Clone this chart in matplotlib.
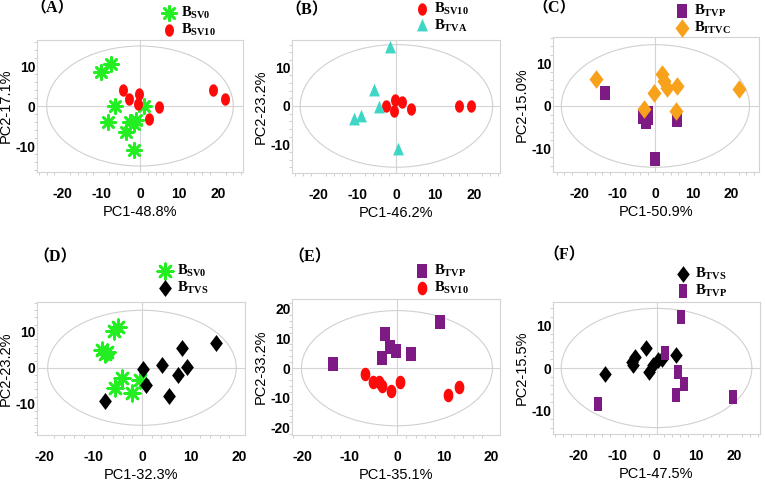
import numpy as np
import matplotlib
matplotlib.use("Agg")
import matplotlib.pyplot as plt
from matplotlib.path import Path
from matplotlib.patches import Ellipse

plt.rcParams['mathtext.fontset'] = 'custom'
plt.rcParams['mathtext.bf'] = 'Liberation Serif:bold'
plt.rcParams['mathtext.rm'] = 'Liberation Serif'

# ---- data (PC1, PC2 scores) ----
a_sv0_x = [-10, -7.5, -6.5, -8.3, -3.5, -2.5, -1, -1.5, 1, -1.5]
a_sv0_y = [8.5, 10.5, 0, -4, -6.5, -4, -3.5, -4.5, 0, -11]
a_sv10_x = [-4.3, -2.9, -0.3, -0.6, 2.2, 4.8, 18.8, 21.8]
a_sv10_y = [3.9, 1.7, 3.1, 0.6, -3.3, -0.2, 3.9, 1.7]

b_sv10_x = [-2.6, -0.3, -0.5, 1.4, 3.8, 16.1, 19.1]
b_sv10_y = [0, 1.6, -1.2, 1, -0.8, 0, 0]
b_tva_x = [-1.6, -5.7, -4.4, -9.1, -11, 0.5]
b_tva_y = [15, 4, -0.5, -2.8, -3.6, -11.5]

c_tvp_x = [-13.2, -3.2, -1.9, -2.4, -2.0, 5.8, 0]
c_tvp_y = [3, -2.5, -1.6, -3.8, -2.8, -3.3, -12.4]
c_itvc_x = [-15.7, -3.1, -0.4, 1.8, 2.2, 3.1, 5.8, 5.5, 22]
c_itvc_y = [6.3, -0.6, 3.1, 7.4, 5.8, 4.3, 4.8, -1.1, 3.9]

d_sv0_x = [-8.2, -7.2, -5.8, -5.0, -4.1, -5.5, -2.0, -0.5, -7.6]
d_sv0_y = [4.9, 4.4, 10.2, 11.4, -2.8, -5.7, -7.1, -3.4, 3.8]
d_tvs_x = [-7.7, 0.2, 0.9, 4.2, 5.5, 7.4, 8.2, 9.2, 15.2]
d_tvs_y = [-9.3, -0.4, -4.8, 0.9, -7.8, -2.0, 5.6, 0.3, 6.8]

e_tvp_x = [-13.5, -2.5, -1.4, -0.2, -3.2, 3.0, 9.2]
e_tvp_y = [1.4, 11.4, 7.0, 5.9, 3.4, 4.8, 15.7]
e_sv10_x = [-6.8, -5.1, -3.9, -3.2, -1.2, 0.6, 10.7, 13.2]
e_sv10_y = [-2.0, -4.8, -4.8, -5.9, -7.7, -4.5, -9.1, -6.4]

f_tvs_x = [-13.1, -6.4, -5.6, -6.0, -2.6, -1.9, -0.9, 0.4, 1.3, 5.0]
f_tvs_y = [-1.3, 1.4, 2.6, 0.6, 4.7, -0.9, 0.6, 1.8, 2.2, 3.1]
f_tvp_x = [-15, 2.1, 6.2, 5.4, 7.0, 5.1, 19.7]
f_tvp_y = [-8.5, 3.5, 12, -0.9, -3.7, -6.4, -6.8]

x_labels = ['PC1-48.8%', 'PC1-46.2%', 'PC1-50.9%', 'PC1-32.3%', 'PC1-35.1%', 'PC1-47.5%']
y_labels = ['PC2-17.1%', 'PC2-23.2%', 'PC2-15.0%', 'PC2-23.2%', 'PC2-33.2%', 'PC2-15.5%']
panel_names = ['A', 'B', 'C', 'D', 'E', 'F']


def shape(kind, ratio):
    # custom marker paths, ratio = width / height
    if kind == 'ellipse':
        t = np.linspace(0, 2 * np.pi, 40)
        v = np.column_stack([ratio * np.cos(t), np.sin(t)])
    elif kind == 'rect':
        v = np.array([[-ratio, -1], [ratio, -1], [ratio, 1], [-ratio, 1], [-ratio, -1]])
    elif kind == 'diamond':
        v = np.array([[0, -1], [ratio, 0], [0, 1], [-ratio, 0], [0, -1]])
    else:
        v = np.array([[-ratio, -0.7], [ratio, -0.7], [0, 1.1], [-ratio, -0.7]])
    return Path(v, closed=True)


GREEN = '#22ee22'
RED = '#ff0a0a'
PURPLE = '#7d1a83'
ORANGE = '#f8a21c'
TURQ = '#3fd6c6'

star = (8, 2, 0)
red_m = shape('ellipse', 0.72)
sq_m = shape('rect', 0.65)
dia_m = shape('diamond', 0.75)
tri_m = shape('tri', 0.77)

fig = plt.figure(figsize=(7.65, 4.84), dpi=100)
W, H = 765, 484

# axes boxes in pixels: x0, x1, y0(top), y1(bottom)
boxes = [(37, 243, 40, 172), (292, 500, 40, 173), (553, 759, 37, 172),
         (37, 245, 302, 435), (292, 500, 299, 435), (553, 760, 302, 434)]
xlims = [(-26.5, 26.5), (-26.8, 26.6), (-27, 27.3), (-21.6, 21.2), (-22.2, 21.8), (-26.5, 26.5)]
ylims = [(-16.5, 16.5), (-17.5, 17.2), (-15.5, 16.2), (-18.7, 18.3), (-22.5, 23.3), (-15.5, 15.5)]
ells = [(24, 15), (24.7, 16), (24.8, 14.4), (19.4, 16), (20.2, 19.4), (24.4, 14)]
yticks = [[-10, 0, 10]] * 4 + [[-20, -10, 0, 10, 20]] + [[-10, 0, 10]]

series = [
    [(a_sv0_x, a_sv0_y, GREEN, star, 105, r'$\mathbf{B_{SV0}}$'),
     (a_sv10_x, a_sv10_y, RED, red_m, 80, r'$\mathbf{B_{SV10}}$')],
    [(b_sv10_x, b_sv10_y, RED, red_m, 80, r'$\mathbf{B_{SV10}}$'),
     (b_tva_x, b_tva_y, TURQ, tri_m, 125, r'$\mathbf{B_{TVA}}$')],
    [(c_tvp_x, c_tvp_y, PURPLE, sq_m, 100, r'$\mathbf{B_{TVP}}$'),
     (c_itvc_x, c_itvc_y, ORANGE, dia_m, 180, r'$\mathbf{B_{ITVC}}$')],
    [(d_sv0_x, d_sv0_y, GREEN, star, 125, r'$\mathbf{B_{SV0}}$'),
     (d_tvs_x, d_tvs_y, 'black', dia_m, 150, r'$\mathbf{B_{TVS}}$')],
    [(e_tvp_x, e_tvp_y, PURPLE, sq_m, 100, r'$\mathbf{B_{TVP}}$'),
     (e_sv10_x, e_sv10_y, RED, red_m, 95, r'$\mathbf{B_{SV10}}$')],
    [(f_tvs_x, f_tvs_y, 'black', dia_m, 145, r'$\mathbf{B_{TVS}}$'),
     (f_tvp_x, f_tvp_y, PURPLE, sq_m, 95, r'$\mathbf{B_{TVP}}$')],
]
# legend marker position (px) and panel-label position (px)
leg_pos = [(169, 14), (422, 10), (682, 12), (165, 272), (422, 272), (683, 275)]
tag_pos = [(30, 8), (285, 10), (532, 8), (33, 257), (288, 257), (543, 255)]

tick_font = dict(family=['Liberation Sans Narrow', 'Liberation Sans'], weight='bold', size=10)

for i in range(6):
    x0, x1, y0, y1 = boxes[i]
    ax = fig.add_axes([x0 / W, 1 - y1 / H, (x1 - x0) / W, (y1 - y0) / H])
    ax.set_xlim(*xlims[i])
    ax.set_ylim(*ylims[i])
    for s in ax.spines.values():
        s.set_color('#d4d4d4')
        s.set_linewidth(0.8)
    ax.axhline(0, color='#d4d4d4', lw=0.8, zorder=0)
    ax.axvline(0, color='#d4d4d4', lw=0.8, zorder=0)
    ew, eh = ells[i]
    ax.add_patch(Ellipse((0, 0), 2 * ew, 2 * eh, fill=False, ec='#d0d0d0', lw=0.8, zorder=0))

    handles = []
    for xs, ys, col, mk, sz, lab in series[i]:
        if mk == star:
            h = ax.scatter(xs, ys, s=sz, marker=mk, color=col, linewidths=1.9, label=lab, zorder=3)
        else:
            h = ax.scatter(xs, ys, s=sz, marker=mk, color=col, linewidths=0, label=lab, zorder=3)
        handles.append(h)

    ax.set_xticks([-20, -10, 0, 10, 20])
    ax.set_yticks(yticks[i])
    ax.set_xticklabels([str(v) for v in [-20, -10, 0, 10, 20]], **tick_font)
    ax.set_yticklabels([str(v) for v in yticks[i]], **tick_font)
    ax.tick_params(axis='x', length=0, pad=11)
    ax.tick_params(axis='y', length=0, pad=1)
    ax.minorticks_on()
    ax.tick_params(which='minor', direction='out', length=2, color='#c8c8c8', width=0.6)
    ax.set_xlabel(x_labels[i], fontsize=10.5, family='Liberation Sans', labelpad=3)
    ax.set_ylabel(y_labels[i], fontsize=10.5, family='Liberation Sans', labelpad=2)

    lx, ly = leg_pos[i]
    ax.legend(handles=handles, loc='upper left', bbox_to_anchor=((lx - 7) / W, 1 - (ly - 9) / H),
              bbox_transform=fig.transFigure, frameon=False, borderpad=0, handlelength=1.0,
              handletextpad=0.3, labelspacing=0.05, fontsize=10.5, borderaxespad=0)

    tx, ty = tag_pos[i]
    fig.text(tx / W, 1 - ty / H, '（' + panel_names[i] + '）', fontsize=11.5, weight='bold',
             family=['Liberation Serif', 'Noto Sans CJK SC'], ha='left', va='center')

fig.savefig('out.png', dpi=100)
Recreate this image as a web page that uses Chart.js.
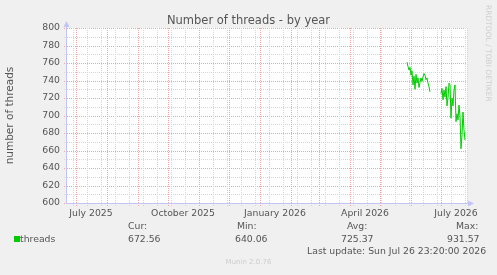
<!DOCTYPE html>
<html>
<head>
<meta charset="utf-8">
<script src="https://cdn.jsdelivr.net/npm/chart.js@4"></script>
<style>
  body { margin: 0; background: #f0f0f0; }
  #wrap { position: relative; width: 497px; height: 275px; overflow: hidden; font-family: "DejaVu Sans", sans-serif; color: #555; }
  #wrap canvas { position: absolute; left: 0; top: 0; }
  .t { position: absolute; white-space: nowrap; line-height: 1; }
</style>
</head>
<body>
<div id="wrap">
  <canvas id="chart" width="497" height="275"></canvas>
  <div class="t" style="left:0;width:497px;text-align:center;top:15px;font-size:11.5px;">Number of threads - by year</div>
  <div class="t" style="left:484px;top:5px;font-size:7.5px;color:#cfcfcf;writing-mode:vertical-rl;">RRDTOOL / TOBI OETIKER</div>
  <div class="t" style="left:14px;top:236px;width:6px;height:6px;background:#00cc00;"></div>
  <div class="t" style="left:20px;top:234px;font-size:9.3px;">threads</div>
  <div class="t" style="left:128px;top:221px;font-size:9.3px;">Cur:</div>
  <div class="t" style="left:128px;top:234px;font-size:9.3px;" id="cur"></div>
  <div class="t" style="left:237px;top:221px;font-size:9.3px;">Min:</div>
  <div class="t" style="left:235px;top:234px;font-size:9.3px;" id="min"></div>
  <div class="t" style="left:347px;top:221px;font-size:9.3px;">Avg:</div>
  <div class="t" style="left:341px;top:234px;font-size:9.3px;" id="avg"></div>
  <div class="t" style="left:456px;top:221px;font-size:9.3px;">Max:</div>
  <div class="t" style="left:447px;top:234px;font-size:9.3px;" id="max"></div>
  <div class="t" style="left:307px;top:246px;font-size:9.3px;">Last update: Sun Jul 26 23:20:00 2026</div>
  <div class="t" style="left:0;width:497px;text-align:center;top:259px;font-size:7px;color:#cccccc;">Munin 2.0.76</div>
</div>
<script>
// graph window: 400 days ending Jul 27 2026
const START = "2025-06-22";
const SPAN_DAYS = 400;

// daily averages (null = no data)
const dates = [
  "2026-05-28", "2026-05-29", "2026-05-30", "2026-05-31",
  "2026-06-01", "2026-06-02", "2026-06-03", "2026-06-04", "2026-06-05",
  "2026-06-06", "2026-06-07", "2026-06-08", "2026-06-09", "2026-06-10",
  "2026-06-11", "2026-06-12", "2026-06-13", "2026-06-14", "2026-06-15",
  "2026-06-16", "2026-06-17", "2026-06-18", "2026-06-19", "2026-06-20",
  "2026-06-21", "2026-06-22", "2026-06-23", "2026-06-24", "2026-06-25",
  "2026-06-26", "2026-06-27", "2026-06-28", "2026-06-29", "2026-06-30",
  "2026-07-01", "2026-07-02", "2026-07-03", "2026-07-04", "2026-07-05",
  "2026-07-06", "2026-07-07", "2026-07-08", "2026-07-09", "2026-07-10",
  "2026-07-11", "2026-07-12", "2026-07-13", "2026-07-14", "2026-07-15",
  "2026-07-16", "2026-07-17", "2026-07-18", "2026-07-19", "2026-07-20",
  "2026-07-21", "2026-07-22", "2026-07-23", "2026-07-24", "2026-07-25"
];
const threads = [
  761, 756, 752, 755,
  746, 751, 735, 745, 730,
  747, 737, 743, 732, 738,
  743, 739, 744, 748, 746,
  741, 743, 737, 733, 727,
  null, null, null, null, null,
  null, null, null, null, null,
  725, 731, 718, 729, 721,
  733, 711, 720, 737, 735,
  697, 720, 711, 729, 735,
  693, 702, 695, 712, 699,
  662, 678, 704, 683, 672
];

const stats = { cur: "672.56", min: "640.06", avg: "725.37", max: "931.57" };

const xLabelDates = ["2025-07-16", "2025-10-16", "2026-01-16", "2026-04-16", "2026-07-16"];
const xLabels = ["July 2025", "October 2025", "January 2026", "April 2026", "July 2026"];
const monthStarts = [
  "2025-07-01", "2025-08-01", "2025-09-01", "2025-10-01", "2025-11-01", "2025-12-01",
  "2026-01-01", "2026-02-01", "2026-03-01", "2026-04-01", "2026-05-01", "2026-06-01", "2026-07-01"
];
const yTicks = [600, 620, 640, 660, 680, 700, 720, 740, 760, 780, 800];

function dayOf(s) {
  return (Date.parse(s + "T00:00:00Z") - Date.parse(START + "T00:00:00Z")) / 86400000;
}

document.getElementById("cur").textContent = stats.cur;
document.getElementById("min").textContent = stats.min;
document.getElementById("avg").textContent = stats.avg;
document.getElementById("max").textContent = stats.max;

const MAJOR = "#eba6a6";
const MINOR = "#d6d6d6";
const AXIS = "#c4c4f4";

function dotted(ctx, x1, y1, x2, y2, color) {
  ctx.save();
  ctx.strokeStyle = color;
  ctx.lineWidth = 1;
  ctx.setLineDash([1, 1]);
  ctx.beginPath();
  ctx.moveTo(x1, y1);
  ctx.lineTo(x2, y2);
  ctx.stroke();
  ctx.restore();
}

const rrdGrid = {
  id: "rrdGrid",
  beforeDatasetsDraw(chart) {
    const { ctx, chartArea: a, scales } = chart;
    ctx.save();
    ctx.fillStyle = "#ffffff";
    ctx.fillRect(a.left, a.top, a.right - a.left, a.bottom - a.top);

    // horizontal lines every 10, red ones at the labels
    for (let v = 600; v <= 800; v += 10) {
      const y = Math.round(scales.y.getPixelForValue(v)) + 0.5;
      const c = v % 20 === 0 ? MAJOR : MINOR;
      dotted(ctx, a.left, y, a.right, y, c);
      dotted(ctx, a.left - 3, y, a.left, y, c);
    }
    // biweekly grey lines
    for (let d = 6; d <= SPAN_DAYS; d += 14) {
      const x = Math.round(scales.x.getPixelForValue(d)) + 0.5;
      dotted(ctx, x, a.top, x, a.bottom, MINOR);
      dotted(ctx, x, a.bottom, x, a.bottom + 3, MINOR);
    }
    dotted(ctx, Math.round(a.right) + 0.5, a.top, Math.round(a.right) + 0.5, a.bottom, MINOR);
    // month starts
    monthStarts.forEach(s => {
      const x = Math.round(scales.x.getPixelForValue(dayOf(s))) + 0.5;
      dotted(ctx, x, a.top, x, a.bottom, MAJOR);
      dotted(ctx, x, a.bottom, x, a.bottom + 3, MAJOR);
    });
    ctx.restore();
  },
  afterDatasetsDraw(chart) {
    const { ctx, chartArea: a } = chart;
    const x0 = Math.round(a.left) - 0.5;
    const y0 = Math.round(a.bottom) + 0.5;
    ctx.save();
    ctx.strokeStyle = AXIS;
    ctx.fillStyle = AXIS;
    ctx.lineWidth = 1;
    ctx.beginPath();
    ctx.moveTo(x0, a.top - 2);
    ctx.lineTo(x0, y0);
    ctx.lineTo(a.right + 2, y0);
    ctx.stroke();
    ctx.beginPath();
    ctx.moveTo(x0, a.top - 7);
    ctx.lineTo(x0 - 3, a.top - 1);
    ctx.lineTo(x0 + 3, a.top - 1);
    ctx.fill();
    ctx.beginPath();
    ctx.moveTo(a.right + 7, y0);
    ctx.lineTo(a.right + 1, y0 - 3);
    ctx.lineTo(a.right + 1, y0 + 3);
    ctx.fill();
    ctx.restore();
  }
};

Chart.defaults.font.family = "'DejaVu Sans', sans-serif";
Chart.defaults.color = "#555";

new Chart(document.getElementById("chart"), {
  type: "line",
  data: {
    datasets: [{
      label: "threads",
      data: dates.map((d, i) => ({ x: dayOf(d), y: threads[i] })),
      borderColor: "#00cc00",
      borderWidth: 1,
      pointRadius: 0,
      tension: 0,
      spanGaps: false
    }]
  },
  options: {
    responsive: false,
    animation: false,
    layout: { padding: { left: 0, right: 30, top: 28, bottom: 47 } },
    plugins: { legend: { display: false }, tooltip: { enabled: false }, title: { display: false } },
    scales: {
      x: {
        type: "linear",
        min: 0,
        max: SPAN_DAYS,
        grid: { display: false, drawTicks: false },
        border: { display: false },
        afterBuildTicks: s => { s.ticks = xLabelDates.map(d => ({ value: dayOf(d) })); },
        afterFit: s => { s.height = 25; },
        ticks: {
          autoSkip: false,
          maxRotation: 0,
          padding: 5,
          font: { size: 9.3 },
          color: "#555",
          callback: (v, i) => xLabels[i]
        }
      },
      y: {
        min: 600,
        max: 800,
        grid: { display: false, drawTicks: false },
        border: { display: false },
        afterBuildTicks: s => { s.ticks = yTicks.map(v => ({ value: v })); },
        afterFit: s => { s.width = 67; },
        ticks: { padding: 7, font: { size: 9.3 }, color: "#555" },
        title: {
          display: true,
          text: "number of threads",
          font: { size: 10.5 },
          color: "#555",
          padding: { top: 4, bottom: 0 }
        }
      }
    }
  },
  plugins: [rrdGrid]
});
</script>
</body>
</html>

++++++++

§ **WHAT IS EXPECTED**: In the listing, find every line containing the word "matplotlib" and list it.

§ **ANSWER**:
Clone this chart in matplotlib.
import matplotlib
matplotlib.use("Agg")
import matplotlib.pyplot as plt
from matplotlib.path import Path
from matplotlib.patches import Ellipse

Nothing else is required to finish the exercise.